Friday, June 03, 2005

Iraq insurgency kills 12k

The Washington Post reports:

Violence in the course of the 18-month-long insurgency has claimed the lives of 12,000 Iraqis, Interior Minister Bayan Jabr said Thursday, giving the first official count for the largest category of victims of bombings, ambushes and other increasingly deadly attacks.

...The figure breaks down to an average of more than 20 civilians killed by bombings and other attacks each day. Authorities estimate that more than 10,500 of the victims were Shiite Muslims, based on the locations of the deaths, Jabr said.

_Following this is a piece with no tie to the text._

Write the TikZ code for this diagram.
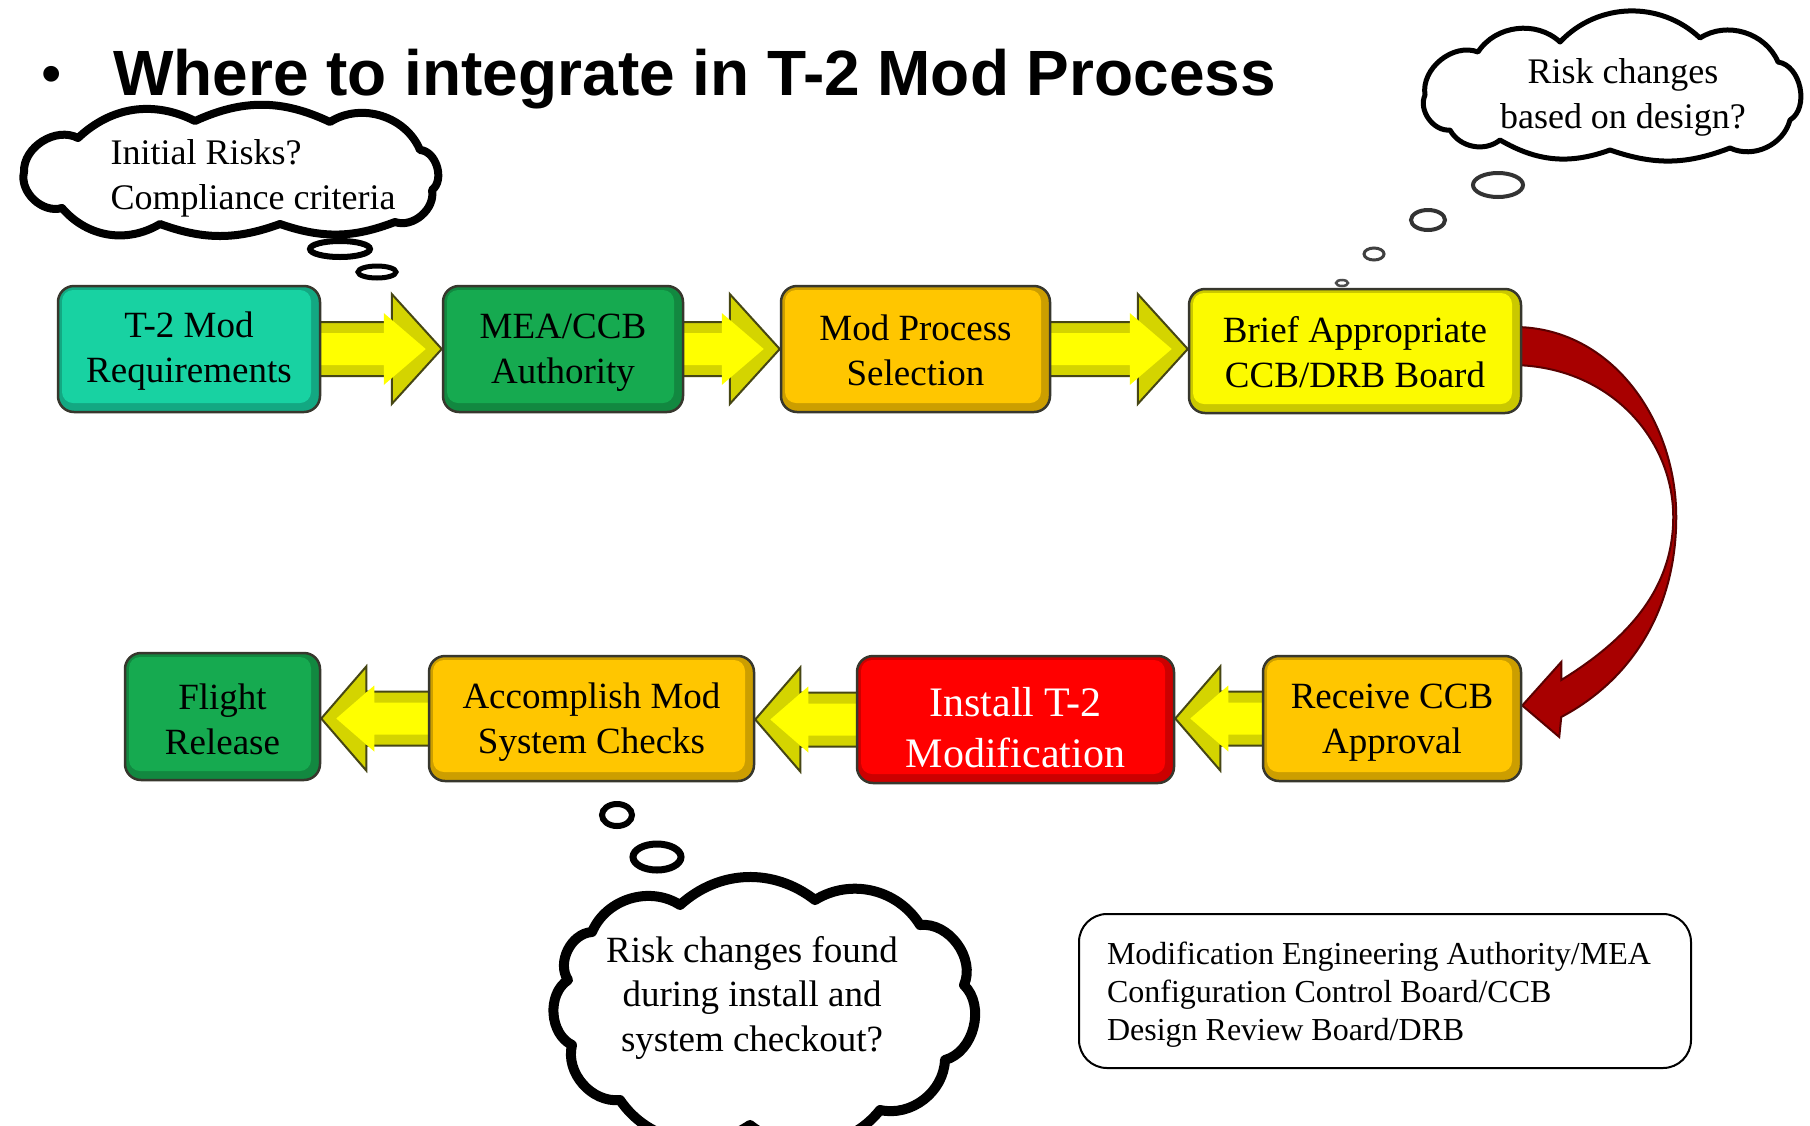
\documentclass[tikz,border=0pt]{standalone}
\usepackage{fontspec}
\setmainfont{Liberation Serif}
\newfontfamily\titlefont{Liberation Sans}
\usetikzlibrary{calc}
\pgfdeclarelayer{bg}
\pgfsetlayers{bg,main}
\definecolor{cteal}{RGB}{24,210,162}
\definecolor{cgreen}{RGB}{22,170,80}
\definecolor{cgold}{RGB}{255,198,0}
\definecolor{cyel}{RGB}{252,250,0}
\definecolor{cred}{RGB}{255,0,0}
\definecolor{arrowyel}{RGB}{255,255,0}
\definecolor{arrowedge}{RGB}{212,212,0}
\definecolor{arrowline}{RGB}{70,70,20}
\definecolor{darkred}{RGB}{168,0,0}
\definecolor{darkredline}{RGB}{90,0,0}
\definecolor{boxline}{RGB}{55,55,45}
\newcommand\tup[1]{\rule{0pt}{#1}}
\tikzset{
  pbox/.style={rounded corners=16pt, draw=boxline, line width=2.5pt, fill=#1!80!black,
    align=center, inner sep=0pt, font=\fontsize{37}{45}\selectfont,
    path picture={\fill[#1, rounded corners=11pt]
      ([shift={(4pt,-4pt)}]path picture bounding box.north west) rectangle
      ([shift={(-9pt,9pt)}]path picture bounding box.south east);}},
  barrow/.style={fill=arrowedge, draw=arrowline, line width=2pt, line join=miter},
  cloudline/.style={draw=black, fill=white, line join=round},
  bubble/.style={draw=black, fill=white},
  cloudtext/.style={inner sep=0pt, font=\fontsize{36}{45}\selectfont},
}
% right-pointing block arrow from #1 to #2
\newcommand\rarrow[2]{%
  \coordinate (s) at (#1.east);
  \coordinate (t) at (#2.west |- #1.east);
  \begin{pgfonlayer}{bg}
  \filldraw[barrow] ($(s)+(-10,-27)$) -- ($(t)+(-50,-27)$) -- ($(t)+(-50,-55)$) -- (t)
     -- ($(t)+(-50,55)$) -- ($(t)+(-50,27)$) -- ($(s)+(-10,27)$) -- cycle;
  \fill[arrowyel] ($(s)+(-10,-16)$) -- ($(t)+(-58,-16)$) -- ($(t)+(-58,-36)$) -- ($(t)+(-16,0)$)
     -- ($(t)+(-58,36)$) -- ($(t)+(-58,16)$) -- ($(s)+(-10,16)$) -- cycle;
  \end{pgfonlayer}
}
% left-pointing block arrow from #1 to #2
\newcommand\larrow[2]{%
  \coordinate (s) at (#1.west);
  \coordinate (t) at (#2.east |- #1.west);
  \begin{pgfonlayer}{bg}
  \filldraw[barrow] ($(s)+(10,-27)$) -- ($(t)+(45,-27)$) -- ($(t)+(45,-52)$) -- (t)
     -- ($(t)+(45,52)$) -- ($(t)+(45,27)$) -- ($(s)+(10,27)$) -- cycle;
  \fill[arrowyel] ($(s)+(10,-16)$) -- ($(t)+(53,-16)$) -- ($(t)+(53,-33)$) -- ($(t)+(15,0)$)
     -- ($(t)+(53,33)$) -- ($(t)+(53,16)$) -- ($(s)+(10,16)$) -- cycle;
  \end{pgfonlayer}
}
\begin{document}
\begin{tikzpicture}[x=1pt,y=-1pt]
\useasboundingbox (0,0) rectangle (1810,1125);
\begin{pgfonlayer}{bg}
\fill[white] (0,0) rectangle (1810,1125);
\end{pgfonlayer}

% title
\node[font=\titlefont\fontsize{58}{58}\selectfont, inner sep=0pt] (bul) at (52,80) {•};
\node[anchor=base west, font=\titlefont\bfseries\fontsize{64}{70}\selectfont, inner sep=0pt] (title) at (113,95) {Where to integrate in T-2 Mod Process};

% process boxes, top row
\node[pbox=cteal, minimum width=262pt, minimum height=126pt] (b1) at (189,349) {\tup{30pt}T-2 Mod\\Requirements};
\node[pbox=cgreen, minimum width=240pt, minimum height=126pt] (b2) at (563,349) {\tup{31pt}MEA/CCB\\Authority};
\node[pbox=cgold, minimum width=269pt, minimum height=126pt] (b3) at (915.5,349) {\tup{28pt}Mod Process\\Selection};
\node[pbox=cyel, minimum width=332pt, minimum height=124pt] (b4) at (1355,351) {\tup{28pt}Brief Appropriate\\CCB/DRB Board};

% process boxes, bottom row
\node[pbox=cgold, minimum width=258pt, minimum height=125pt] (b5) at (1392,718.5) {\tup{32pt}Receive CCB\\Approval};
\node[pbox=cred, minimum width=317pt, minimum height=127pt, text=white, font=\fontsize{42}{51}\selectfont] (b6) at (1015.5,719.5) {\tup{45pt}Install T-2\\Modification};
\node[pbox=cgold, minimum width=325pt, minimum height=125pt] (b7) at (591.5,718.5) {\tup{32pt}Accomplish Mod\\System Checks};
\node[pbox=cgreen, minimum width=195pt, minimum height=127pt] (b8) at (222.5,716.5) {\tup{31pt}Flight\\Release};

% block arrows
\rarrow{b1}{b2}
\rarrow{b2}{b3}
\rarrow{b3}{b4}
\larrow{b5}{b6}
\larrow{b6}{b7}
\larrow{b7}{b8}

% curved red arrow from b4 to b5
\begin{pgfonlayer}{bg}
\filldraw[fill=darkred, draw=darkredline, line width=2pt, line join=miter]
  ($(b4.east)+(-8,-24)$) .. controls ($(b4.east)+(89,-24)$) and ($(b4.east)+(154,69)$) .. ($(b4.east)+(154,166)$)
  .. controls ($(b4.east)+(154,259)$) and ($(b5.east)+(109,-38.5)$) .. ($(b5.east)+(39,-1.5)$)
  -- ($(b5.east)+(37,18.5)$) -- ($(b5.east)+(0,-13)$) -- ($(b5.east)+(39,-56.5)$) -- ($(b5.east)+(39,-38.5)$)
  .. controls ($(b5.east)+(104,-78.5)$) and ($(b4.east)+(151,239)$) .. ($(b4.east)+(151,166)$)
  .. controls ($(b4.east)+(151,89)$) and ($(b4.east)+(89,16)$) .. ($(b4.east)+(-8,14)$) -- cycle;
\end{pgfonlayer}

% thought cloud 1 (top left)
\draw[cloudline, line width=8pt] (24,172) to[bend left=60] (78,138) to[bend left=35] (195,121)
  to[bend left=25] (330,122) to[bend left=50] (420,150) to[bend left=70] (432,190)
  to[bend left=60] (395,222) to[bend left=20] (280,224) to[bend left=20] (160,224)
  to[bend left=40] (62,208) to[bend left=60] (24,172) -- cycle;
\node[cloudtext, align=left] (t1) at (253,178) {Initial Risks?\\Compliance criteria};
\draw[bubble, line width=6pt] (340,249) ellipse [x radius=30pt, y radius=8pt];
\draw[bubble, line width=5pt] (377,272) ellipse [x radius=19pt, y radius=6pt];

% thought cloud 2 (top right)
\draw[cloudline, line width=5pt] (1425,95) to[bend left=60] (1478,52) to[bend left=50] (1560,42)
  to[bend left=45] (1700,38) to[bend left=50] (1778,62) to[bend left=70] (1790,120)
  to[bend left=50] (1730,148) to[bend left=20] (1610,150) to[bend left=25] (1500,140)
  to[bend left=50] (1450,130) to[bend left=60] (1425,95) -- cycle;
\node[cloudtext, align=center] (t2) at (1623,97) {Risk changes\\based on design?};
\draw[bubble, line width=4pt, draw=black!80] (1498,185) ellipse [x radius=25pt, y radius=12pt];
\draw[bubble, line width=4pt, draw=black!80] (1428,220) ellipse [x radius=17pt, y radius=10pt];
\draw[bubble, line width=3pt, draw=black!75] (1374,254) ellipse [x radius=10pt, y radius=6pt];
\draw[bubble, line width=2.5pt, draw=black!70] (1342,283) ellipse [x radius=6pt, y radius=3pt];

% thought cloud 3 (bottom)
\draw[cloudline, line width=10pt] (568,980) to[bend left=60] (592,932) to[bend left=50] (680,905)
  to[bend left=40] (815,900) to[bend left=45] (920,925) to[bend left=60] (964,985)
  to[bend left=60] (945,1060) to[bend left=50] (880,1110) to[bend left=45] (750,1125)
  to[bend left=45] (620,1100) to[bend left=55] (572,1045) to[bend left=60] (568,980) -- cycle;
\node[cloudtext, align=center, font=\fontsize{37}{44.5}\selectfont] (t3) at (752,997.5) {Risk changes found\\during install and\\system checkout?};
\draw[bubble, line width=6pt] (617,815) ellipse [x radius=15pt, y radius=11pt];
\draw[bubble, line width=7pt] (657,857) ellipse [x radius=24pt, y radius=13pt];

% legend
\node[draw=black, line width=2pt, rounded corners=28pt, minimum width=612pt, minimum height=154pt,
      text width=556pt, align=flush left, inner sep=0pt, font=\fontsize{32}{38}\selectfont] (leg) at (1385,991)
  {\tup{29pt}Modification Engineering Authority/MEA\\Configuration Control Board/CCB\\Design Review Board/DRB};
\end{tikzpicture}
\end{document}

There have been 1,663 U.S. military deaths since the United States led the invasion of Iraq in March 2003, according to the Pentagon's official count. Bombings and other insurgent strikes have killed thousands of Iraqi security force members. No official totals have been released for those dead, or for the total number of civilian casualties since the start of the war. The U.S. military says it does not keep a comprehensive tally of people it has killed in combat, although it has released numbers of dead in major operations and has acknowledged civilians it has killed if it has become generally known that those people died during a U.S. firefight or attack.
This last paragraph notes that there's no accurate tabulation for civilians killed by US forces. Quite true, but it's worth recalling that between April and September 2004 the US killed two times the number of civilians as the insurgency. Similar numbers emerged out of the period between July 2004 and January 2005, but the Iraqi health ministry disputed the conclusions the BBC drew from the numbers. The BBC broke the story about the figures on its Panorama program.

I mention this not to rationalize the deaths at the hands of the insurgency, but to point out that if you think 12K is a high toll -- and it is -- it's quite likely that the US has been killing far more civilians.

Mind you, I don't like it when car bombs slam into funeral processions or mosques, but my energy is best reserved for speaking out against the actions of my own government, which has the audacity to cry about terrorists throughout Iraq even after it has strangled the country for a decade with sanctions and generously rained additional war crimes upon the Iraqi people for the past ~3 years.